Recently, the National Institute of Military Justice (NIMJ) sent me to observe the military commissions at Guantanamo Bay. I joined the military in response to 9/11 and the NIMJ felt that my position as a law student and experience as a veteran would give me a unique perspective on the military commissions process.
After seeing the commissions in action, I felt firsthand what I had previously understood on a purely intellectual level. It's a powerful experience to see these commissions in person and sit in the same room with the men who changed so many American lives. Everyone in the courtroom overflows with emotion. Some rage at the unapologetic viciousness of the detainees, while some direct their frustration at the inadequacy of the commissions themselves. The Obama Administration should take care to fix the commissions in order to assuage this anger.
As Obama's top officials begin the difficult task of closing Guantanamo and reforming the military tribunal system, they should remain cognizant of four competing imperatives, each of which must be given its proper place if America is to regain its standing in the world while providing for the safety of its citizens. The first of these issues is national security, which takes into consideration the protection of Americans at home and abroad. The second is justice, which promises that the guilty will be tried and punished through a reasonable and impartial legal process. The third is expediency, which is a necessity in bringing closure to both the victims and the perpetrators of terrorist acts. The last is a stable legal structure built upon rules understood and adhered to by all parties. The Bush Administration, rather than considering the necessity of each of these four elements, decided to focus almost exclusively on security and expediency. Unfortunately, the Bush Administration's sincere desire to protect has not served us well and seems to have glossed over the imperative elements of justice and legal stability.
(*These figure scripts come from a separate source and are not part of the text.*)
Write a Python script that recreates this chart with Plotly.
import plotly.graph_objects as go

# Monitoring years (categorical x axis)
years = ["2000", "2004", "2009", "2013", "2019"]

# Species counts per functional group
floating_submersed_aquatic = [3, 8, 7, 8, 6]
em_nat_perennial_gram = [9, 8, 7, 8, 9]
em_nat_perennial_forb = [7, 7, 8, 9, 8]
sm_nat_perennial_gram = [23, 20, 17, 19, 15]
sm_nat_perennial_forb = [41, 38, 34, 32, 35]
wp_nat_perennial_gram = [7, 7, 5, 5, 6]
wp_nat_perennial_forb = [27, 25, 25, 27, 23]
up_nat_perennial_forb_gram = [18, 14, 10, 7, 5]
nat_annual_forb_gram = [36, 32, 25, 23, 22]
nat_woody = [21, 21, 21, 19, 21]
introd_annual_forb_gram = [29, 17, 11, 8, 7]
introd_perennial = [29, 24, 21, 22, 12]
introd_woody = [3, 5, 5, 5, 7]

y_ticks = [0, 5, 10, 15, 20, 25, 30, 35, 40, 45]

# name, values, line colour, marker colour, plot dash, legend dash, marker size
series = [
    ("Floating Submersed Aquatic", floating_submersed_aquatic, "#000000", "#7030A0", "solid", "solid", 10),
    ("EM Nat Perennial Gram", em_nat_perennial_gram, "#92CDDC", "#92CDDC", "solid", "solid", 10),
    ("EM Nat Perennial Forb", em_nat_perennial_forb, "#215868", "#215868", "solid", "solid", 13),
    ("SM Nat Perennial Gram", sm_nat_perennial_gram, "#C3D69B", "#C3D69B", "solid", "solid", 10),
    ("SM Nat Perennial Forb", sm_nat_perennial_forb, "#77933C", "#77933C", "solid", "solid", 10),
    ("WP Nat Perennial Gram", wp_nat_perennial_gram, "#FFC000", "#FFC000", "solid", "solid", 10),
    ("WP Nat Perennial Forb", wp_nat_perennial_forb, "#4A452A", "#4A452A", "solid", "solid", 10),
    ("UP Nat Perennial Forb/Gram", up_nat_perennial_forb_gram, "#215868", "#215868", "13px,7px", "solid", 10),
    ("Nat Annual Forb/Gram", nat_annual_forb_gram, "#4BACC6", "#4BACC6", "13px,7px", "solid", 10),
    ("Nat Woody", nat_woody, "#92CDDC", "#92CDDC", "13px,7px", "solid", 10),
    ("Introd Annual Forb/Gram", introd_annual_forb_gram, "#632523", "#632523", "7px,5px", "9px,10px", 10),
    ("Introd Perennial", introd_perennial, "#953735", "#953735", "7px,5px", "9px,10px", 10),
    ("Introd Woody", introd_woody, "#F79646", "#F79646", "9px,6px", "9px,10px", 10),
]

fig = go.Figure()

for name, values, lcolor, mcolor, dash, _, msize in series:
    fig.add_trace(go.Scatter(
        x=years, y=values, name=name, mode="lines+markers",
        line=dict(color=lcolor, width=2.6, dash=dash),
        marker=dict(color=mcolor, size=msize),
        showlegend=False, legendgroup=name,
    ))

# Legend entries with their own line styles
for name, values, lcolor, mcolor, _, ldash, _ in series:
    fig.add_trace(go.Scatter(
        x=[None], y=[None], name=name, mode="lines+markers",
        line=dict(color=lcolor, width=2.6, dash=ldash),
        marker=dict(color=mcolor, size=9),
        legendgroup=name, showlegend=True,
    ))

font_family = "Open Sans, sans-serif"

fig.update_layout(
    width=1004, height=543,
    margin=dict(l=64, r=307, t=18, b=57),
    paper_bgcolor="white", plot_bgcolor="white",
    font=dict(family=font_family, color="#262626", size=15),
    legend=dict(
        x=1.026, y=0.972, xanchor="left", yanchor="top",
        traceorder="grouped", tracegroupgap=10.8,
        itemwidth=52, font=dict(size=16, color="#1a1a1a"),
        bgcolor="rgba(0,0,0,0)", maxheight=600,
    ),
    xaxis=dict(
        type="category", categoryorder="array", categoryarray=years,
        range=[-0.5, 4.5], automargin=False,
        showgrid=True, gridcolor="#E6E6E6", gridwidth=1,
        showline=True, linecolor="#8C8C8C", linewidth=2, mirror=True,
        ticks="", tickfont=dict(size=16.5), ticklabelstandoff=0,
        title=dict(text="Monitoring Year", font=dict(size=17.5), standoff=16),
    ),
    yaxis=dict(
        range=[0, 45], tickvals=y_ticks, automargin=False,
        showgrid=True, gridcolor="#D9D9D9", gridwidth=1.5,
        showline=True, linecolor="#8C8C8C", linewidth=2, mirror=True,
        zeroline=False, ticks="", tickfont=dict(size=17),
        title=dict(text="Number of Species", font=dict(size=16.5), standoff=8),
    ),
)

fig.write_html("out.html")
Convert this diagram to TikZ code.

In the wake of 9/11, the Bush Administration's desire to convict detainees quickly at the expense of establishing a durable legal structure yielded a disorganized system that has frequently broken down. Lawyers are forced to argue based on unclear points of law and judges have almost no precedent to guide them in making their decisions. Some of the conspirators in the 9/11 case were captured in 2002 and still aren't even at the point where they can enter pleas.
Additionally, legalistic reasoning that allowed for detainee abuse outraged the nation and undermined the legitimacy of proceedings. Now, in a dramatic overcompensation, military officials are so afraid of allegations of mistreatment that they fret over whether the seats on the detainees' buses have soft enough cushions. Allegations of torture have also harmed our position in the world as a just and humane society. When we lose our moral authority, we lose our ability to prevent atrocities in the rest of the world, which makes us less secure as a nation.
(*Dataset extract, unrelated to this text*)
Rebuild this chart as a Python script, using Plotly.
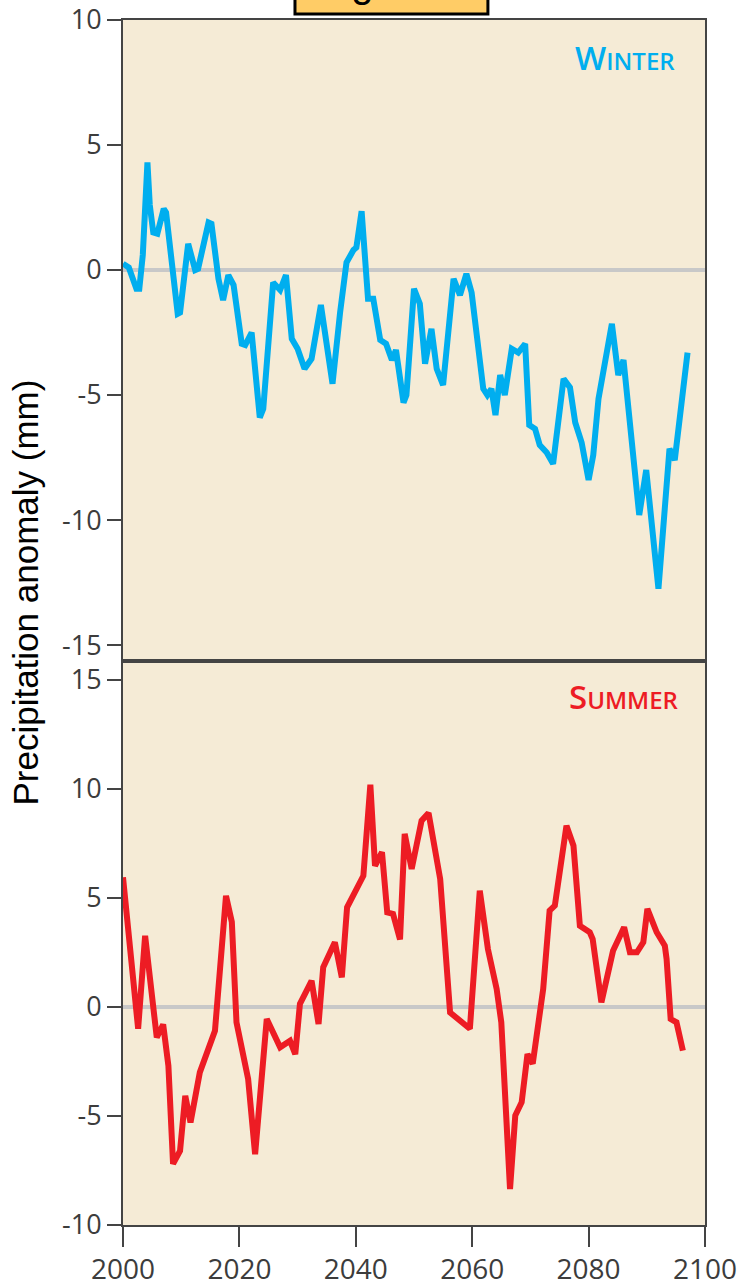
import plotly.graph_objects as go
from plotly.subplots import make_subplots

# Winter precipitation anomaly (mm)
winter_years = [2000.0, 2001.0, 2002.3, 2002.8, 2003.4, 2004.2, 2004.6, 2005.2, 2005.9, 2007.0,
                2007.4, 2009.4, 2009.8, 2011.2, 2012.4, 2012.9, 2014.7, 2015.2, 2016.4, 2017.2,
                2018.1, 2019.0, 2020.4, 2021.0, 2022.1, 2023.5, 2024.1, 2025.8, 2027.0, 2028.0,
                2029.0, 2030.0, 2031.2, 2032.4, 2034.0, 2036.0, 2037.3, 2038.4, 2039.6, 2040.1,
                2041.0, 2042.1, 2043.0, 2044.2, 2045.2, 2046.2, 2046.9, 2048.2, 2048.7, 2050.0,
                2051.0, 2051.9, 2053.0, 2053.9, 2055.0, 2056.8, 2057.9, 2059.0, 2059.9, 2061.9,
                2062.6, 2063.3, 2064.0, 2064.8, 2065.6, 2066.8, 2067.9, 2069.1, 2069.8, 2070.8,
                2071.6, 2072.8, 2073.9, 2075.7, 2076.8, 2077.7, 2078.8, 2080.0, 2080.8, 2081.7,
                2084.0, 2085.1, 2086.0, 2087.1, 2088.7, 2089.9, 2092.0, 2093.9, 2094.8, 2097.0]
winter_vals = [0.25, 0.1, -0.75, -0.75, 0.6, 4.3, 2.6, 1.5, 1.45, 2.45,
               2.3, -1.75, -1.7, 1.05, 0.0, 0.05, 1.9, 1.85, -0.35, -1.2,
               -0.2, -0.6, -2.95, -3.0, -2.5, -5.9, -5.55, -0.5, -0.8, -0.2,
               -2.75, -3.15, -3.95, -3.55, -1.4, -4.55, -1.7, 0.3, 0.8, 0.9,
               2.35, -1.15, -1.15, -2.8, -2.95, -3.6, -3.2, -5.3, -5.0, -0.75,
               -1.35, -3.75, -2.35, -3.95, -4.6, -0.35, -1.0, -0.15, -0.9, -4.75,
               -5.0, -4.75, -5.8, -4.2, -5.0, -3.15, -3.3, -2.95, -6.2, -6.35,
               -7.0, -7.3, -7.75, -4.35, -4.7, -6.1, -6.9, -8.4, -7.4, -5.15,
               -2.15, -4.2, -3.6, -6.1, -9.8, -8.0, -12.75, -7.15, -7.6, -3.3]

# Summer precipitation anomaly (mm)
summer_years = [2000.0, 2002.6, 2003.8, 2005.8, 2006.9, 2007.8, 2008.6, 2009.8, 2010.7, 2011.6,
                2013.2, 2014.4, 2015.8, 2017.7, 2018.7, 2019.5, 2021.5, 2022.7, 2024.7, 2027.0,
                2028.7, 2029.6, 2030.4, 2032.4, 2033.6, 2034.4, 2036.4, 2037.6, 2038.5, 2041.3,
                2042.5, 2043.3, 2044.5, 2045.4, 2046.4, 2047.6, 2048.4, 2049.6, 2051.3, 2052.5,
                2054.5, 2056.2, 2057.6, 2059.6, 2061.3, 2062.7, 2064.2, 2065.0, 2066.5, 2067.4,
                2068.5, 2069.5, 2070.4, 2072.2, 2073.3, 2074.2, 2076.2, 2077.4, 2078.5, 2080.2,
                2080.7, 2082.2, 2084.2, 2086.1, 2087.1, 2088.3, 2089.4, 2090.1, 2091.7, 2093.1,
                2093.4, 2094.1, 2095.1, 2096.2]
summer_vals = [5.95, -1.0, 3.27, -1.4, -0.8, -2.7, -7.2, -6.6, -4.07, -5.3,
               -3.0, -2.08, -1.09, 5.1, 3.9, -0.7, -3.3, -6.75, -0.55, -1.85,
               -1.55, -2.16, 0.14, 1.2, -0.78, 1.82, 2.97, 1.36, 4.57, 6.02,
               10.2, 6.48, 7.1, 4.34, 4.27, 3.1, 7.94, 6.33, 8.55, 8.9,
               5.87, -0.25, -0.55, -1.0, 5.34, 2.66, 0.83, -0.7, -8.35, -4.98,
               -4.37, -2.16, -2.6, 0.83, 4.42, 4.65, 8.32, 7.4, 3.73, 3.43,
               3.12, 0.21, 2.58, 3.66, 2.51, 2.51, 2.97, 4.5, 3.43, 2.81,
               2.2, -0.55, -0.7, -2.0]

x_ticks = [2000, 2020, 2040, 2060, 2080, 2100]
winter_ticks = [10, 5, 0, -5, -10, -15]
winter_tick_text = ["10", "5", "0", "-5", "-10", "-15"]
summer_ticks = [15, 10, 5, 0, -5, -10]
summer_tick_text = ["15", "10", "5", "0", "-5", "-10"]

BLUE = "#00AEEF"
RED = "#ED1C24"
PANEL_BG = "#F5EBD6"
AXIS = "#444444"
TICK_FONT = dict(family="Open Sans", size=27, color="#3c3c3c")

fig = make_subplots(rows=2, cols=1, shared_xaxes=True, vertical_spacing=0,
                    row_heights=[0.532, 0.468])

fig.add_trace(go.Scatter(x=winter_years, y=winter_vals, mode="lines",
                         line=dict(color=BLUE, width=6), showlegend=False), row=1, col=1)
fig.add_trace(go.Scatter(x=summer_years, y=summer_vals, mode="lines",
                         line=dict(color=RED, width=6), showlegend=False), row=2, col=1)

common_x = dict(range=[2000, 2100], showgrid=False, zeroline=False, showline=True,
                linecolor=AXIS, linewidth=2, mirror=True, automargin=False)
fig.update_xaxes(**common_x, showticklabels=False, ticks="", row=1, col=1)
fig.update_xaxes(**common_x, tickvals=x_ticks, ticks="outside", ticklen=20, tickwidth=2,
                 tickcolor=AXIS, ticklabelstandoff=-2,
                 tickfont=dict(family="Open Sans", size=28, color="#3c3c3c"),
                 row=2, col=1)

common_y = dict(showgrid=False, zeroline=True, zerolinecolor="#C8C8C8", zerolinewidth=4,
                showline=True, linecolor=AXIS, linewidth=2, mirror=True, automargin=False,
                ticks="outside", ticklen=14, tickwidth=2, tickcolor=AXIS, tickfont=TICK_FONT)
fig.update_yaxes(**common_y, range=[-15.64, 10], tickvals=winter_ticks,
                 ticktext=winter_tick_text, row=1, col=1)
fig.update_yaxes(**common_y, range=[-10, 15.87], tickvals=summer_ticks,
                 ticktext=summer_tick_text, row=2, col=1)

# Season labels in small caps
fig.add_annotation(xref="x domain", yref="y domain", x=0.952, y=0.942, xanchor="right",
                   yanchor="middle", showarrow=False,
                   text="W<span style='font-size:24px'>INTER</span>",
                   font=dict(family="Open Sans", size=33, color=BLUE, weight=600))
fig.add_annotation(xref="x2 domain", yref="y2 domain", x=0.958, y=0.938, xanchor="right",
                   yanchor="middle", showarrow=False,
                   text="S<span style='font-size:24px'>UMMER</span>",
                   font=dict(family="Open Sans", size=33, color=RED, weight=600))

# Shared y-axis title
fig.add_annotation(xref="paper", yref="paper", x=-0.205, y=0.525, textangle=-90,
                   showarrow=False, text="Precipitation anomaly (mm)",
                   font=dict(family="Liberation Sans", size=35, color="#000000"))

# Figure caption box at the top edge
fig.add_shape(type="rect", xref="paper", yref="paper", x0=0.2955, x1=0.627,
              y0=1 + 6 / 1205, y1=1 + 60 / 1205, fillcolor="#FFCC66",
              line=dict(color="#000000", width=3), layer="above")
fig.add_annotation(xref="paper", yref="paper", x=0.461, y=1 + 13 / 1205,
                   xanchor="center", yanchor="bottom", showarrow=False,
                   text="Figure 1", font=dict(family="Liberation Sans", size=40, color="#000000"))

fig.update_layout(width=742, height=1287, margin=dict(l=123, r=37, t=20, b=62, autoexpand=False),
                  paper_bgcolor="white", plot_bgcolor=PANEL_BG)

fig.write_html("out.html")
The Guantanamo detainees can see these deficiencies and exploit them. They abuse the translators and make endless requests for irrelevant paperwork. They follow current events and know precisely what to say to get their message into the media. They also refuse to cooperate with their lawyers and know exactly how far to push the judge. This stands in stark contrast to the parallel habeas corpus proceedings underway in federal court, where some have been very cooperative.
The end result is often sad political theater rather than a legitimate legal process. Many of the arguments and decisions rendered under the military tribunals appear geared toward trying cases in the court of public opinion rather than in a court of law. Lawyers on both sides become frustrated and those frustrations can turn into animosity for opposing counsel. Humanitarians who observe the detainees and the military personnel who guard them treat each other with uneasy suspicion because neither group trusts the political agenda of the other.
The system of justice I witnessed at Guantanamo really doesn't work. It also needlessly divides the American people. While I hate to see these proceedings delayed yet again, the Obama Administration needs to re-think the current faulty process and come up with a system that makes sense. This new system must better balance all four competing imperatives and carefully consider public opinion. Additionally, the polarized advocates on both sides need to drop their most unrealistic demands and reach practical compromise. If not, the American people may have to wait another eight years for justice.